Deploy Rollback Policy: The 30-Second Test
If your rollback takes longer than 30 seconds, your incidents are larger than they need to be. The fix is mechanical.
Why 30 seconds
Rollback time bounds your worst-case incident duration. A 30-second rollback caps incidents at minutes; a 30-minute rollback bounds them at hours. Most teams have rollback tested once a year, and the actual number is always larger than expected.
- Rollback bounds incident duration. The math is mechanical: if rollback takes T, incident duration ≥ T plus detection time.
- 30 seconds caps at minutes. Detection plus rollback fits inside a single SLO burn window; the user barely notices.
- 30 minutes caps at hours. Detection plus rollback plus recovery exceeds most fast-burn SLO windows; the user notices.
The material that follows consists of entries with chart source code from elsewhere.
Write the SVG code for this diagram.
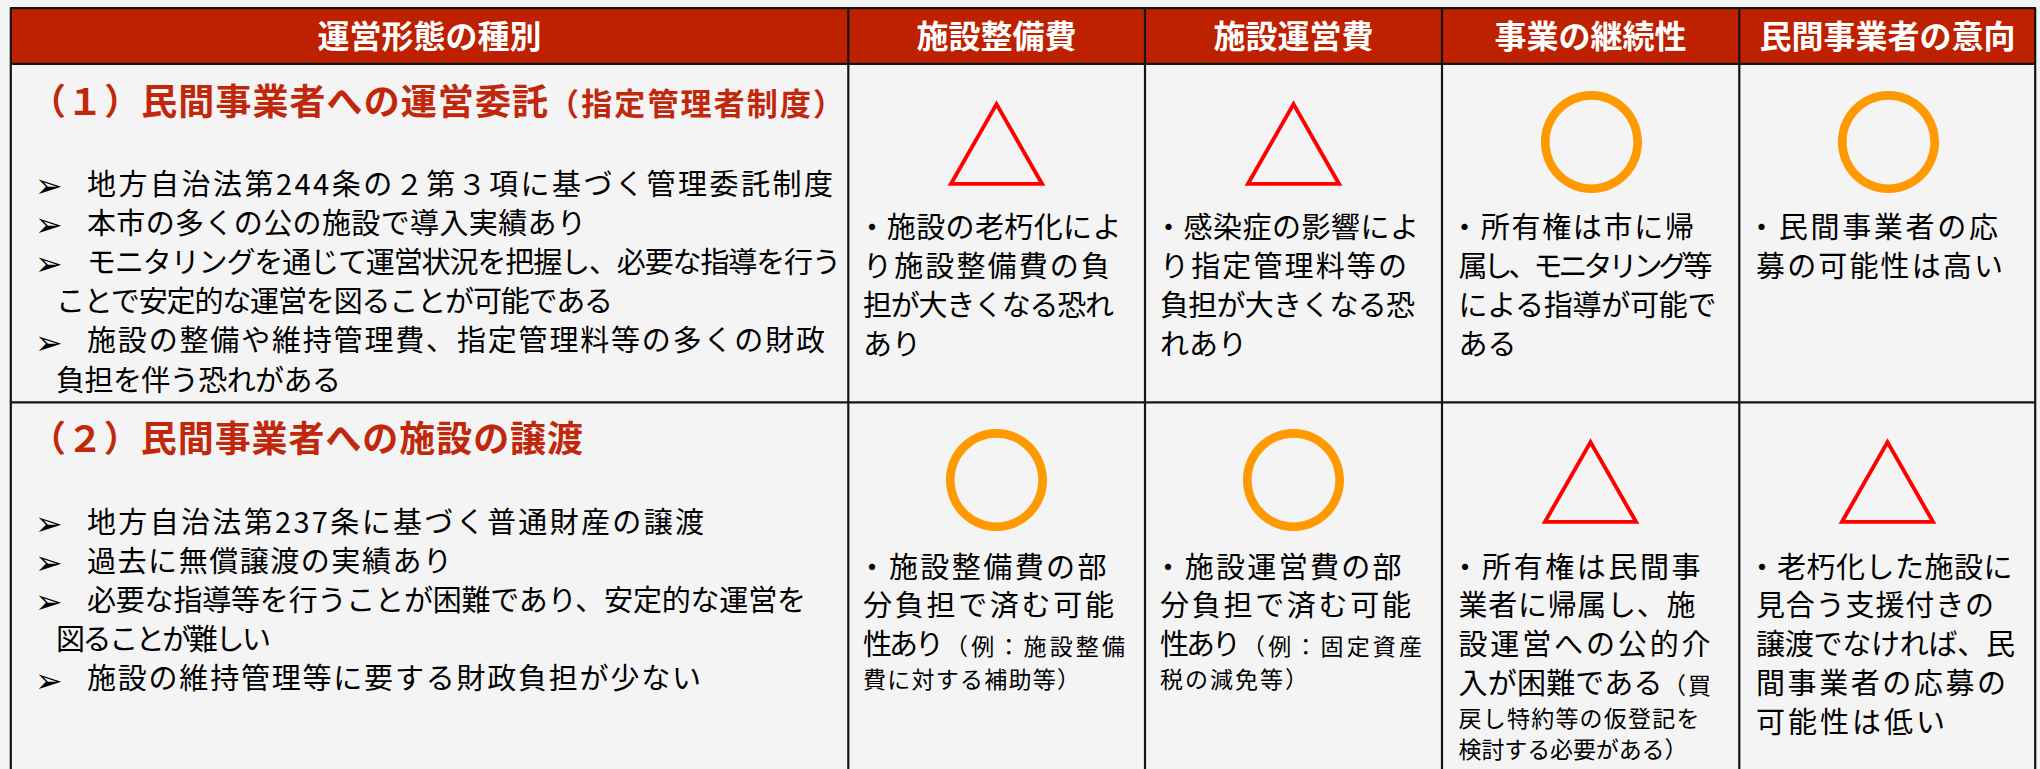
<svg xmlns="http://www.w3.org/2000/svg" width="2040" height="769" viewBox="0 0 2040 769">
<style>
text { font-family: "Noto Sans CJK JP", "Noto Sans CJK SC", sans-serif; }
.hd { font-size: 32px; font-weight: bold; fill: #ffffff; text-anchor: middle; }
.ttl { font-weight: bold; fill: #C1270A; }
.t { font-size: 29px; fill: #000000; }
.s { font-size: 23px; }
.ar { font-family: "DejaVu Sans", sans-serif; font-size: 33px; fill: #000000; }
.tri { font-size: 104px; fill: #FF0000; text-anchor: middle; }
.cir { font-size: 112px; fill: #FF9900; text-anchor: middle; }
.ln { stroke: #151515; stroke-width: 2.2; fill: none; }
</style>
<rect x="0" y="0" width="2040" height="769" fill="#F4F4F4"/>
<rect x="11" y="8" width="2025" height="56" fill="#BE2100"/>

<g id="grid">
<line class="ln" x1="10" y1="8.2" x2="2036" y2="8.2"/>
<line class="ln" x1="10" y1="63.8" x2="2036" y2="63.8"/>
<line class="ln" x1="10" y1="402.3" x2="2036" y2="402.3"/>
<line class="ln" x1="10.8" y1="8" x2="10.8" y2="769"/>
<line class="ln" x1="848.3" y1="8" x2="848.3" y2="769"/>
<line class="ln" x1="1145" y1="8" x2="1145" y2="769"/>
<line class="ln" x1="1442" y1="8" x2="1442" y2="769"/>
<line class="ln" x1="1739.3" y1="8" x2="1739.3" y2="769"/>
<line class="ln" x1="2035.2" y1="8" x2="2035.2" y2="769"/>
</g>

<g id="header">
<text class="hd" x="429.5" y="47.5">運営形態の種別</text>
<text class="hd" x="996.5" y="47.5">施設整備費</text>
<text class="hd" x="1293.5" y="47.5">施設運営費</text>
<text class="hd" x="1590.5" y="47.5">事業の継続性</text>
<text class="hd" x="1887.5" y="47.5">民間事業者の意向</text>
</g>

<g id="row1-type">
<text class="ttl" y="115"><tspan x="30" font-size="36" textLength="518" lengthAdjust="spacing">（１）民間事業者への運営委託</tspan><tspan x="548" font-size="31" textLength="296" lengthAdjust="spacing">（指定管理者制度）</tspan></text>
<text class="ar" x="35" y="197">➢</text>
<text class="ar" x="35" y="236.2">➢</text>
<text class="ar" x="35" y="275.4">➢</text>
<text class="ar" x="35" y="353.8">➢</text>
<text class="t" x="87" y="194.5" textLength="746" lengthAdjust="spacing">地方自治法第244条の２第３項に基づく管理委託制度</text>
<text class="t" x="87" y="233.7" textLength="499" lengthAdjust="spacing">本市の多くの公の施設で導入実績あり</text>
<text class="t" x="87" y="272.9" textLength="754" lengthAdjust="spacing">モニタリングを通じて運営状況を把握し、必要な指導を行う</text>
<text class="t" x="56" y="312.1" textLength="557" lengthAdjust="spacing">ことで安定的な運営を図ることが可能である</text>
<text class="t" x="87" y="351.3" textLength="738" lengthAdjust="spacing">施設の整備や維持管理費、指定管理料等の多くの財政</text>
<text class="t" x="56" y="390.5" textLength="285" lengthAdjust="spacing">負担を伴う恐れがある</text>
</g>

<g id="row1-c2">
<text class="tri" x="996.5" y="187">△</text>
<text class="t" x="857.5" y="237.5" textLength="264" lengthAdjust="spacing">・施設の老朽化によ</text>
<text class="t" x="863" y="276.8" textLength="247" lengthAdjust="spacing">り施設整備費の負</text>
<text class="t" x="863" y="316.1" textLength="251" lengthAdjust="spacing">担が大きくなる恐れ</text>
<text class="t" x="863" y="355.4">あり</text>
</g>

<g id="row1-c3">
<text class="tri" x="1293.5" y="187">△</text>
<text class="t" x="1154" y="237.5" textLength="265" lengthAdjust="spacing">・感染症の影響によ</text>
<text class="t" x="1160" y="276.8" textLength="247" lengthAdjust="spacing">り指定管理料等の</text>
<text class="t" x="1160" y="316.1" textLength="255" lengthAdjust="spacing">負担が大きくなる恐</text>
<text class="t" x="1160" y="355.4">れあり</text>
</g>

<g id="row1-c4">
<text class="cir" x="1591.5" y="185">〇</text>
<text class="t" x="1450" y="237.5" textLength="244" lengthAdjust="spacing">・所有権は市に帰</text>
<text class="t" x="1458.5" y="276.8" textLength="254" lengthAdjust="spacing">属し、モニタリング等</text>
<text class="t" x="1458.5" y="316.1" textLength="258" lengthAdjust="spacing">による指導が可能で</text>
<text class="t" x="1458.5" y="355.4">ある</text>
</g>

<g id="row1-c5">
<text class="cir" x="1888.5" y="185">〇</text>
<text class="t" x="1747" y="237.5" textLength="251" lengthAdjust="spacing">・民間事業者の応</text>
<text class="t" x="1756" y="276.8" textLength="247" lengthAdjust="spacing">募の可能性は高い</text>
</g>

<g id="row2-type">
<text class="ttl" x="30" y="452" font-size="36" textLength="553" lengthAdjust="spacing">（２）民間事業者への施設の譲渡</text>
<text class="ar" x="35" y="535">➢</text>
<text class="ar" x="35" y="574.2">➢</text>
<text class="ar" x="35" y="613.4">➢</text>
<text class="ar" x="35" y="691.8">➢</text>
<text class="t" x="87" y="532.5" textLength="617" lengthAdjust="spacing">地方自治法第237条に基づく普通財産の譲渡</text>
<text class="t" x="87" y="571.7" textLength="365" lengthAdjust="spacing">過去に無償譲渡の実績あり</text>
<text class="t" x="87" y="610.9" textLength="719" lengthAdjust="spacing">必要な指導等を行うことが困難であり、安定的な運営を</text>
<text class="t" x="56" y="650.1" textLength="215" lengthAdjust="spacing">図ることが難しい</text>
<text class="t" x="87" y="689.3" textLength="614" lengthAdjust="spacing">施設の維持管理等に要する財政負担が少ない</text>
</g>

<g id="row2-c2">
<text class="cir" x="996.5" y="523">〇</text>
<text class="t" x="857.5" y="577.5" textLength="249" lengthAdjust="spacing">・施設整備費の部</text>
<text class="t" x="863" y="616.3" textLength="251" lengthAdjust="spacing">分負担で済む可能</text>
<text class="t" y="655.1"><tspan x="863" textLength="81" lengthAdjust="spacing">性あり</tspan><tspan class="s" x="945" textLength="180" lengthAdjust="spacing">（例：施設整備</tspan></text>
<text class="t s" x="863" y="688" textLength="217" lengthAdjust="spacing">費に対する補助等）</text>
</g>

<g id="row2-c3">
<text class="cir" x="1293.5" y="523">〇</text>
<text class="t" x="1153.5" y="577.5" textLength="248" lengthAdjust="spacing">・施設運営費の部</text>
<text class="t" x="1160" y="616.3" textLength="251" lengthAdjust="spacing">分負担で済む可能</text>
<text class="t" y="655.1"><tspan x="1160" textLength="81" lengthAdjust="spacing">性あり</tspan><tspan class="s" x="1242" textLength="180" lengthAdjust="spacing">（例：固定資産</tspan></text>
<text class="t s" x="1160" y="688" textLength="148" lengthAdjust="spacing">税の減免等）</text>
</g>

<g id="row2-c4">
<text class="tri" x="1590.5" y="525">△</text>
<text class="t" x="1450.5" y="577.5" textLength="250" lengthAdjust="spacing">・所有権は民間事</text>
<text class="t" x="1458.5" y="616.3" textLength="237" lengthAdjust="spacing">業者に帰属し、施</text>
<text class="t" x="1458.5" y="655.1" textLength="252" lengthAdjust="spacing">設運営への公的介</text>
<text class="t" y="693.9"><tspan x="1458.5" textLength="204" lengthAdjust="spacing">入が困難である</tspan><tspan class="s" x="1663" textLength="48" lengthAdjust="spacing">（買</tspan></text>
<text class="t s" x="1458.5" y="727" textLength="241" lengthAdjust="spacing">戻し特約等の仮登記を</text>
<text class="t s" x="1458.5" y="758" textLength="229" lengthAdjust="spacing">検討する必要がある）</text>
</g>

<g id="row2-c5">
<text class="tri" x="1887.5" y="525">△</text>
<text class="t" x="1747.5" y="577.5" textLength="265" lengthAdjust="spacing">・老朽化した施設に</text>
<text class="t" x="1756" y="616.3" textLength="238" lengthAdjust="spacing">見合う支援付きの</text>
<text class="t" x="1756" y="655.1" textLength="259" lengthAdjust="spacing">譲渡でなければ、民</text>
<text class="t" x="1756" y="693.9" textLength="250" lengthAdjust="spacing">間事業者の応募の</text>
<text class="t" x="1756" y="732.7" textLength="189" lengthAdjust="spacing">可能性は低い</text>
</g>
</svg>
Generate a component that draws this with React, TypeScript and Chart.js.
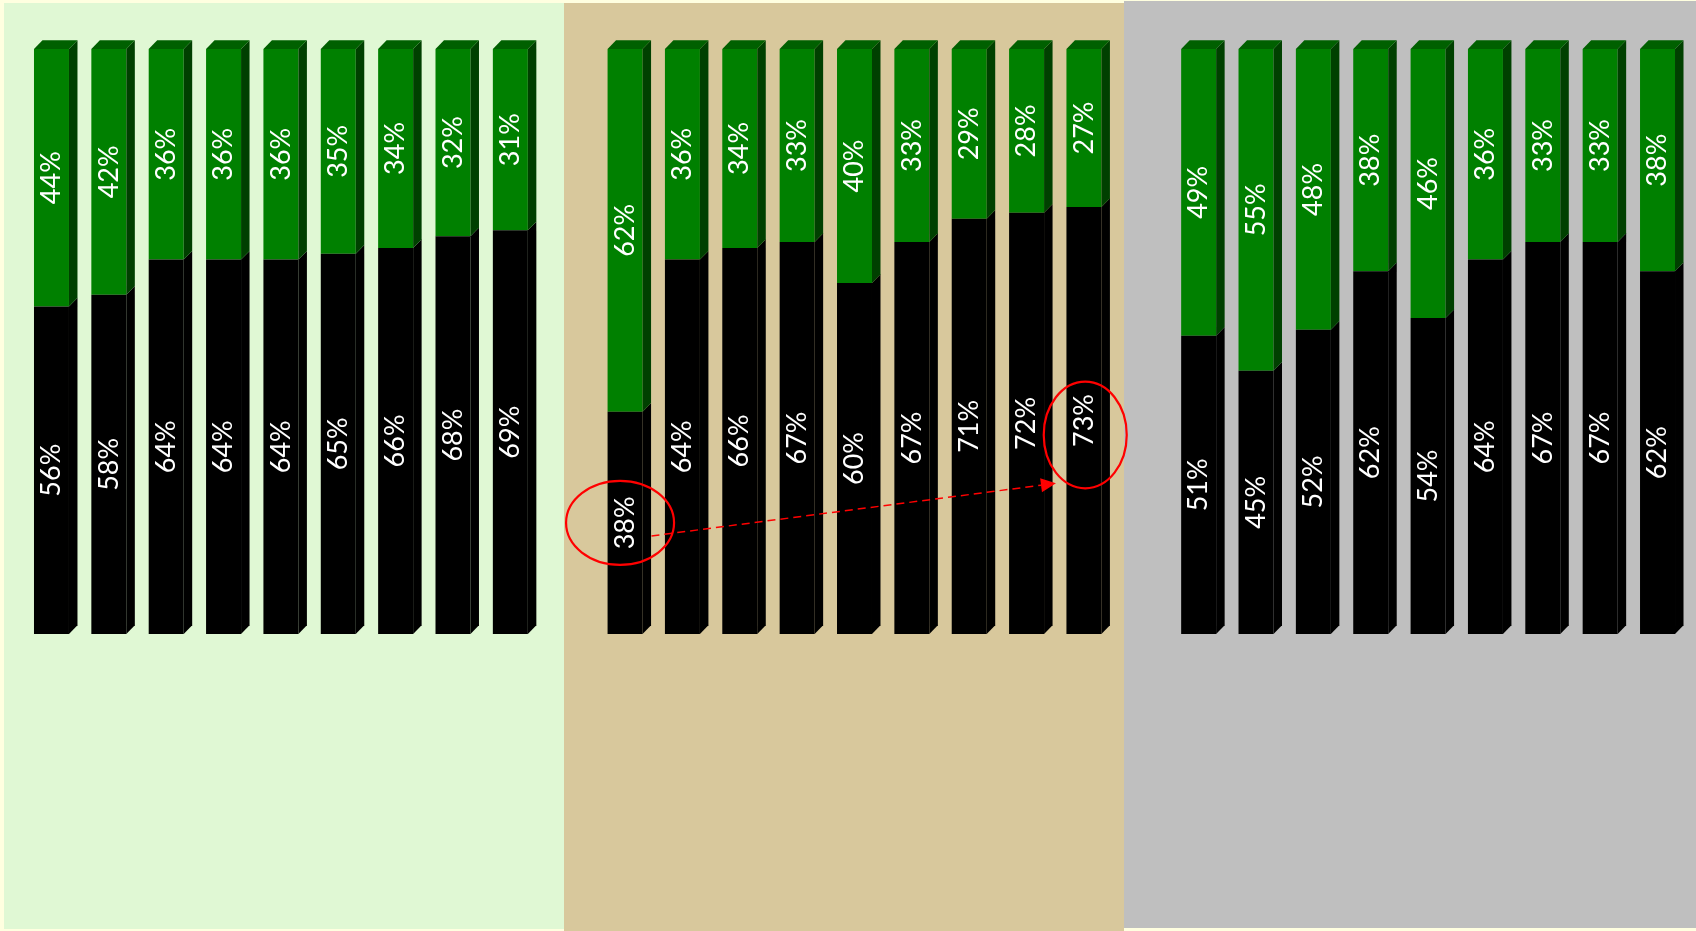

- Most teams test once a year. The number is always larger than expected; testing more often shrinks it.
Four properties of fast rollback
- 1. Single command. Memorable; not multi-step.
- 2. No human judgment in the rollback step.
- 3. Idempotent. Safe to re-run.
- 4. Verifiable. Confirms recovery automatically.
Rehearsal cadence
Quarterly: real rollback in staging from a representative state. Time it.
Annual: real rollback in production during low-traffic window.
Policy that prevents drift
Policy: every deploy that lands without a defined rollback path requires explicit approval.
Slow rollbacks signal complex deploys; address upstream, not in the rollback path.
Antipatterns
- Manual rollback steps. Slow; error-prone at 3am.
- Untested rollback. Discovered broken on incident day.
- Rollback that requires a senior engineer. Knowledge concentration risk.
What to do this week
Three moves. (1) Apply this to one pipeline first. (2) Measure deploy frequency / MTTR before/after. (3) Document the outcome so the next team starts from data.